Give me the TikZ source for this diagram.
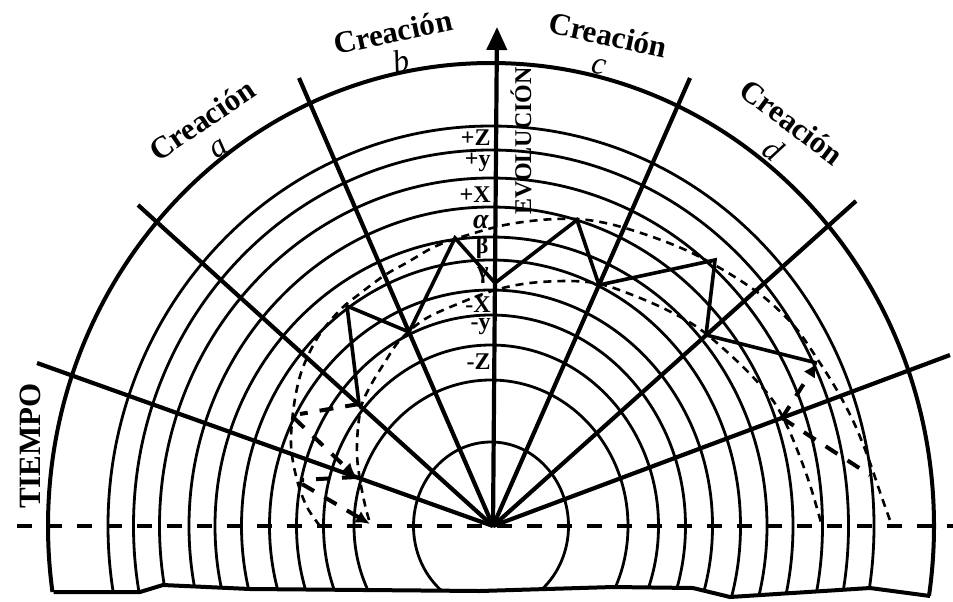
\documentclass[tikz,border=0pt]{standalone}
\usepackage{fontspec}
\setmainfont{Liberation Serif}
\usetikzlibrary{arrows.meta}
\begin{document}
\begin{tikzpicture}[x=0.5pt,y=-0.5pt,
  arcl/.style={line width=1.4pt},
  outl/.style={line width=2pt},
  radl/.style={line width=2.1pt},
  zig/.style={line width=1.8pt, line join=miter},
  fdash/.style={line width=1.3pt, dash pattern=on 4pt off 3pt},
  tdash/.style={line width=2pt, dash pattern=on 7pt off 6pt},
  hdash/.style={line width=2pt, dash pattern=on 7.5pt off 7.5pt},
  tip/.style={-{Latex[length=7pt,width=6.5pt]}},
  lab/.style={font=\bfseries\fontsize{12}{13}\selectfont, anchor=east, inner sep=0pt},
  cre/.style={font=\bfseries\fontsize{15.5}{16}\selectfont, inner sep=0pt},
  crelet/.style={font=\itshape\fontsize{16}{17}\selectfont, inner sep=0pt}]
\useasboundingbox (0,0) rectangle (953,601);
\coordinate (O) at (493,526);
\coordinate (E) at (491,526);
% concentric arcs, clipped at the wavy bottom edge
\begin{scope}
\clip (0,0) -- (953,0) -- (953,596) -- (930,596) -- (870,588) -- (730,597) -- (693,588)
  -- (613,587) -- (480,591) -- (250,589) -- (163,585) -- (140,592) -- (0,592) -- cycle;
\foreach \rx/\ry in {77.5/84, 137/146, 167.5/181, 194.5/211, 221.5/236, 249.5/266,
  276/289, 302/319, 331.5/348, 357.5/376, 383/400}
  \draw[arcl] (E) ellipse [x radius=\rx, y radius=\ry];
\draw[outl] (E) ellipse [x radius=443, y radius=463];
\end{scope}
% bottom edge
\draw[outl] (53.5,592) -- (140,592) -- (163,585) -- (250,589) -- (480,591) -- (613,587)
  -- (693,588) -- (730,597) -- (870,588) -- (930,596);
% horizontal dashed line
\coordinate (hl) at (17,526);
\coordinate (hr) at (953,526);
\draw[hdash] (hl) -- (hr);
% radial lines
\coordinate (Lt) at (37,363);
\coordinate (La) at (138,205);
\coordinate (Lb) at (299,78);
\coordinate (Lc) at (690,78);
\coordinate (Ld) at (856,201);
\coordinate (Lr) at (950,355);
\foreach \p in {Lt,La,Lb,Lc,Ld,Lr} \draw[radl] (O) -- (\p);
\coordinate (Ax) at (497,27);
\draw[radl, -{Triangle[length=11.5pt,width=10pt]}] (O) -- (Ax);
% solid zigzag
\coordinate (P0) at (359,404);
\coordinate (P1) at (347,306);
\coordinate (P2) at (409,332);
\coordinate (P3) at (455,238);
\coordinate (P4) at (495,283);
\coordinate (P5) at (577,220);
\coordinate (P6) at (599,285);
\coordinate (P7) at (715,260);
\coordinate (P8) at (706,335);
\coordinate (P9) at (817,363);
\draw[zig] (P0) -- (P1) -- (P2) -- (P3) -- (P4) -- (P5) -- (P6) -- (P7) -- (P8) -- (P9);
% fine dashed envelopes
\draw[fdash] plot[smooth, tension=0.55] coordinates {(320,526) (307,507) (297,480) (291,445)
  (294,405) (302,370) (318,337) (340,310) (362,292) (385,275) (408,262) (432,248) (455,239)
  (500,226) (540,220) (577,219) (610,224) (650,236) (690,252) (730,274) (765,298) (795,327)
  (818,360) (838,392) (855,425) (869,460) (881,495) (892,526)};
\draw[fdash] plot[smooth, tension=0.55] coordinates {(369,520) (365,505) (360,480) (357,455)
  (358,428) (362,404) (372,383) (385,362) (400,340) (425,319) (460,303) (495,290) (530,283)
  (570,281) (600,284) (630,294) (665,309) (697,327) (725,350) (752,376) (774,402) (788,428)
  (800,457) (811,488) (822,526)};
% thick dashed steps
\coordinate (Jl) at (356,477);
\coordinate (Jr) at (782,418);
\coordinate (Q1) at (300,414);
\coordinate (Q2) at (294,418);
\coordinate (Q3) at (300,480);
\coordinate (Q4) at (302,484);
\coordinate (Q5) at (370,524);
\coordinate (Q6) at (870,475);
\draw[tdash] (P0) -- (Q1);
\draw[tdash, tip] (Q2) -- (Jl);
\draw[tdash] (Jl) -- (Q3);
\draw[tdash, tip] (Q4) -- (Q5);
\draw[tdash, tip] (Jr) -- (P9);
\draw[tdash] (Jr) -- (Q6);
% axis labels
\node[lab] (lZp) at (491,138) {+Z};
\node[lab] (lyp) at (491,162) {+y};
\node[lab] (lXp) at (491,195) {+X};
\node[lab, font=\bfseries\itshape\fontsize{14}{15}\selectfont] (lal) at (489,222) {α};
\node[lab] (lbe) at (489,248) {β};
\node[lab] (lga) at (489,276) {γ};
\node[lab] (lXm) at (491,305) {-X};
\node[lab] (lym) at (491,327) {-y};
\node[lab] (lZm) at (491,362) {-Z};
% other texts
\node[rotate=90, font=\bfseries\fontsize{15.5}{16}\selectfont, inner sep=0pt] (tiempo) at (30,446) {TIEMPO};
\node[rotate=90, font=\bfseries\fontsize{12}{13}\selectfont, inner sep=0pt] (evo) at (521,141) {EVOLUCIÓN};
\node[cre, rotate=34] (ca) at (202,120) {Creación};
\node[crelet, rotate=34] (la) at (219,149) {a};
\node[cre, rotate=12] (cb) at (393,32) {Creación};
\node[crelet, rotate=12] (lb) at (401,61) {b};
\node[cre, rotate=-12] (cc) at (608,35) {Creación};
\node[crelet, rotate=-12] (lc) at (599,67) {c};
\node[cre, rotate=-37] (cd) at (792,122) {Creación};
\node[crelet, rotate=-37] (ld) at (773,150) {d};
\end{tikzpicture}
\end{document}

------------

Repeat the data exactly, excluding the pictures.

= Result below =
Give me the TikZ source for this diagram.
\documentclass[tikz,border=0pt]{standalone}
\usepackage{fontspec}
\setmainfont{Liberation Serif}
\usetikzlibrary{arrows.meta}
\begin{document}
\begin{tikzpicture}[x=0.5pt,y=-0.5pt,
  arcl/.style={line width=1.4pt},
  outl/.style={line width=2pt},
  radl/.style={line width=2.1pt},
  zig/.style={line width=1.8pt, line join=miter},
  fdash/.style={line width=1.3pt, dash pattern=on 4pt off 3pt},
  tdash/.style={line width=2pt, dash pattern=on 7pt off 6pt},
  hdash/.style={line width=2pt, dash pattern=on 7.5pt off 7.5pt},
  tip/.style={-{Latex[length=7pt,width=6.5pt]}},
  lab/.style={font=\bfseries\fontsize{12}{13}\selectfont, anchor=east, inner sep=0pt},
  cre/.style={font=\bfseries\fontsize{15.5}{16}\selectfont, inner sep=0pt},
  crelet/.style={font=\itshape\fontsize{16}{17}\selectfont, inner sep=0pt}]
\useasboundingbox (0,0) rectangle (953,601);
\coordinate (O) at (493,526);
\coordinate (E) at (491,526);
% concentric arcs, clipped at the wavy bottom edge
\begin{scope}
\clip (0,0) -- (953,0) -- (953,596) -- (930,596) -- (870,588) -- (730,597) -- (693,588)
  -- (613,587) -- (480,591) -- (250,589) -- (163,585) -- (140,592) -- (0,592) -- cycle;
\foreach \rx/\ry in {77.5/84, 137/146, 167.5/181, 194.5/211, 221.5/236, 249.5/266,
  276/289, 302/319, 331.5/348, 357.5/376, 383/400}
  \draw[arcl] (E) ellipse [x radius=\rx, y radius=\ry];
\draw[outl] (E) ellipse [x radius=443, y radius=463];
\end{scope}
% bottom edge
\draw[outl] (53.5,592) -- (140,592) -- (163,585) -- (250,589) -- (480,591) -- (613,587)
  -- (693,588) -- (730,597) -- (870,588) -- (930,596);
% horizontal dashed line
\coordinate (hl) at (17,526);
\coordinate (hr) at (953,526);
\draw[hdash] (hl) -- (hr);
% radial lines
\coordinate (Lt) at (37,363);
\coordinate (La) at (138,205);
\coordinate (Lb) at (299,78);
\coordinate (Lc) at (690,78);
\coordinate (Ld) at (856,201);
\coordinate (Lr) at (950,355);
\foreach \p in {Lt,La,Lb,Lc,Ld,Lr} \draw[radl] (O) -- (\p);
\coordinate (Ax) at (497,27);
\draw[radl, -{Triangle[length=11.5pt,width=10pt]}] (O) -- (Ax);
% solid zigzag
\coordinate (P0) at (359,404);
\coordinate (P1) at (347,306);
\coordinate (P2) at (409,332);
\coordinate (P3) at (455,238);
\coordinate (P4) at (495,283);
\coordinate (P5) at (577,220);
\coordinate (P6) at (599,285);
\coordinate (P7) at (715,260);
\coordinate (P8) at (706,335);
\coordinate (P9) at (817,363);
\draw[zig] (P0) -- (P1) -- (P2) -- (P3) -- (P4) -- (P5) -- (P6) -- (P7) -- (P8) -- (P9);
% fine dashed envelopes
\draw[fdash] plot[smooth, tension=0.55] coordinates {(320,526) (307,507) (297,480) (291,445)
  (294,405) (302,370) (318,337) (340,310) (362,292) (385,275) (408,262) (432,248) (455,239)
  (500,226) (540,220) (577,219) (610,224) (650,236) (690,252) (730,274) (765,298) (795,327)
  (818,360) (838,392) (855,425) (869,460) (881,495) (892,526)};
\draw[fdash] plot[smooth, tension=0.55] coordinates {(369,520) (365,505) (360,480) (357,455)
  (358,428) (362,404) (372,383) (385,362) (400,340) (425,319) (460,303) (495,290) (530,283)
  (570,281) (600,284) (630,294) (665,309) (697,327) (725,350) (752,376) (774,402) (788,428)
  (800,457) (811,488) (822,526)};
% thick dashed steps
\coordinate (Jl) at (356,477);
\coordinate (Jr) at (782,418);
\coordinate (Q1) at (300,414);
\coordinate (Q2) at (294,418);
\coordinate (Q3) at (300,480);
\coordinate (Q4) at (302,484);
\coordinate (Q5) at (370,524);
\coordinate (Q6) at (870,475);
\draw[tdash] (P0) -- (Q1);
\draw[tdash, tip] (Q2) -- (Jl);
\draw[tdash] (Jl) -- (Q3);
\draw[tdash, tip] (Q4) -- (Q5);
\draw[tdash, tip] (Jr) -- (P9);
\draw[tdash] (Jr) -- (Q6);
% axis labels
\node[lab] (lZp) at (491,138) {+Z};
\node[lab] (lyp) at (491,162) {+y};
\node[lab] (lXp) at (491,195) {+X};
\node[lab, font=\bfseries\itshape\fontsize{14}{15}\selectfont] (lal) at (489,222) {α};
\node[lab] (lbe) at (489,248) {β};
\node[lab] (lga) at (489,276) {γ};
\node[lab] (lXm) at (491,305) {-X};
\node[lab] (lym) at (491,327) {-y};
\node[lab] (lZm) at (491,362) {-Z};
% other texts
\node[rotate=90, font=\bfseries\fontsize{15.5}{16}\selectfont, inner sep=0pt] (tiempo) at (30,446) {TIEMPO};
\node[rotate=90, font=\bfseries\fontsize{12}{13}\selectfont, inner sep=0pt] (evo) at (521,141) {EVOLUCIÓN};
\node[cre, rotate=34] (ca) at (202,120) {Creación};
\node[crelet, rotate=34] (la) at (219,149) {a};
\node[cre, rotate=12] (cb) at (393,32) {Creación};
\node[crelet, rotate=12] (lb) at (401,61) {b};
\node[cre, rotate=-12] (cc) at (608,35) {Creación};
\node[crelet, rotate=-12] (lc) at (599,67) {c};
\node[cre, rotate=-37] (cd) at (792,122) {Creación};
\node[crelet, rotate=-37] (ld) at (773,150) {d};
\end{tikzpicture}
\end{document}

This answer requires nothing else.